Exercise goal: Repeat all the material exactly; pictures stay out of your copy.

Data:
= = = = = = =
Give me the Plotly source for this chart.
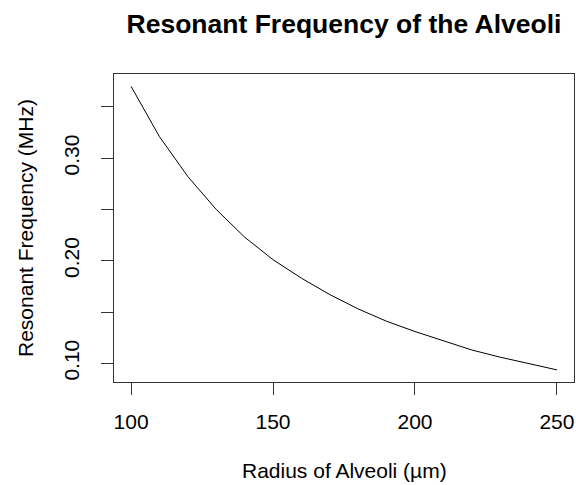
import plotly.graph_objects as go

radius_um = [100, 110, 120, 130, 140, 150, 160, 170, 180, 190, 200, 210, 220, 230, 240, 250]
freq_mhz = [0.370, 0.321, 0.282, 0.250, 0.223, 0.201, 0.183, 0.167, 0.153, 0.141,
            0.131, 0.122, 0.113, 0.106, 0.0995, 0.0936]

x_ticks = [100, 150, 200, 250]
y_ticks = [0.10, 0.15, 0.20, 0.25, 0.30, 0.35]
y_tick_labels = ["0.10", "", "0.20", "", "0.30", ""]

FONT = "Liberation Sans, Arial, sans-serif"

W, H = 576, 485

fig = go.Figure()
fig.add_trace(go.Scatter(x=radius_um, y=freq_mhz, mode="lines",
                         line=dict(color="black", width=1), showlegend=False,
                         hoverinfo="skip"))

fig.update_layout(
    width=W, height=H,
    margin=dict(l=114, r=2, t=74, b=103),
    paper_bgcolor="white", plot_bgcolor="white",
    font=dict(family=FONT, size=21, color="black"),
    title=dict(text="<b>Resonant Frequency of the Alveoli</b>",
               font=dict(family=FONT, size=26.5, color="black"),
               x=0.5, xref="paper", xanchor="center",
               y=1 - 24 / H, yref="container", yanchor="middle"),
    xaxis=dict(range=[94, 256], tickvals=x_ticks, ticks="outside", ticklen=12,
               tickcolor="#333", tickwidth=1, showgrid=False, zeroline=False,
               showline=True, linecolor="#333", linewidth=1, mirror=True,
               ticklabelstandoff=9, tickfont=dict(size=21)),
    yaxis=dict(range=[0.0818, 0.382], tickvals=y_ticks, ticktext=y_tick_labels,
               ticks="outside", ticklen=12, tickangle=-90,
               tickcolor="#333", tickwidth=1, showgrid=False, zeroline=False,
               showline=True, linecolor="#333", linewidth=1, mirror=True,
               ticklabelstandoff=14, tickfont=dict(size=21)),
    annotations=[
        dict(text="Radius of Alveoli (\u00b5m)", xref="paper", yref="paper",
             x=0.5, y=0, xanchor="center", yanchor="middle", yshift=-88,
             showarrow=False, font=dict(size=21)),
        dict(text="Resonant Frequency (MHz)", xref="paper", yref="paper",
             x=0, y=0.5, xanchor="center", yanchor="middle", xshift=-89,
             textangle=-90, showarrow=False, font=dict(size=21)),
    ],
)

fig.write_html("out.html", config={"displayModeBar": False},
               post_script="document.body.style.margin='0';document.body.style.overflow='hidden';")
= = = = = = =
Written response:
Give me the Plotly source for this chart.
import plotly.graph_objects as go

radius_um = [100, 110, 120, 130, 140, 150, 160, 170, 180, 190, 200, 210, 220, 230, 240, 250]
freq_mhz = [0.370, 0.321, 0.282, 0.250, 0.223, 0.201, 0.183, 0.167, 0.153, 0.141,
            0.131, 0.122, 0.113, 0.106, 0.0995, 0.0936]

x_ticks = [100, 150, 200, 250]
y_ticks = [0.10, 0.15, 0.20, 0.25, 0.30, 0.35]
y_tick_labels = ["0.10", "", "0.20", "", "0.30", ""]

FONT = "Liberation Sans, Arial, sans-serif"

W, H = 576, 485

fig = go.Figure()
fig.add_trace(go.Scatter(x=radius_um, y=freq_mhz, mode="lines",
                         line=dict(color="black", width=1), showlegend=False,
                         hoverinfo="skip"))

fig.update_layout(
    width=W, height=H,
    margin=dict(l=114, r=2, t=74, b=103),
    paper_bgcolor="white", plot_bgcolor="white",
    font=dict(family=FONT, size=21, color="black"),
    title=dict(text="<b>Resonant Frequency of the Alveoli</b>",
               font=dict(family=FONT, size=26.5, color="black"),
               x=0.5, xref="paper", xanchor="center",
               y=1 - 24 / H, yref="container", yanchor="middle"),
    xaxis=dict(range=[94, 256], tickvals=x_ticks, ticks="outside", ticklen=12,
               tickcolor="#333", tickwidth=1, showgrid=False, zeroline=False,
               showline=True, linecolor="#333", linewidth=1, mirror=True,
               ticklabelstandoff=9, tickfont=dict(size=21)),
    yaxis=dict(range=[0.0818, 0.382], tickvals=y_ticks, ticktext=y_tick_labels,
               ticks="outside", ticklen=12, tickangle=-90,
               tickcolor="#333", tickwidth=1, showgrid=False, zeroline=False,
               showline=True, linecolor="#333", linewidth=1, mirror=True,
               ticklabelstandoff=14, tickfont=dict(size=21)),
    annotations=[
        dict(text="Radius of Alveoli (\u00b5m)", xref="paper", yref="paper",
             x=0.5, y=0, xanchor="center", yanchor="middle", yshift=-88,
             showarrow=False, font=dict(size=21)),
        dict(text="Resonant Frequency (MHz)", xref="paper", yref="paper",
             x=0, y=0.5, xanchor="center", yanchor="middle", xshift=-89,
             textangle=-90, showarrow=False, font=dict(size=21)),
    ],
)

fig.write_html("out.html", config={"displayModeBar": False},
               post_script="document.body.style.margin='0';document.body.style.overflow='hidden';")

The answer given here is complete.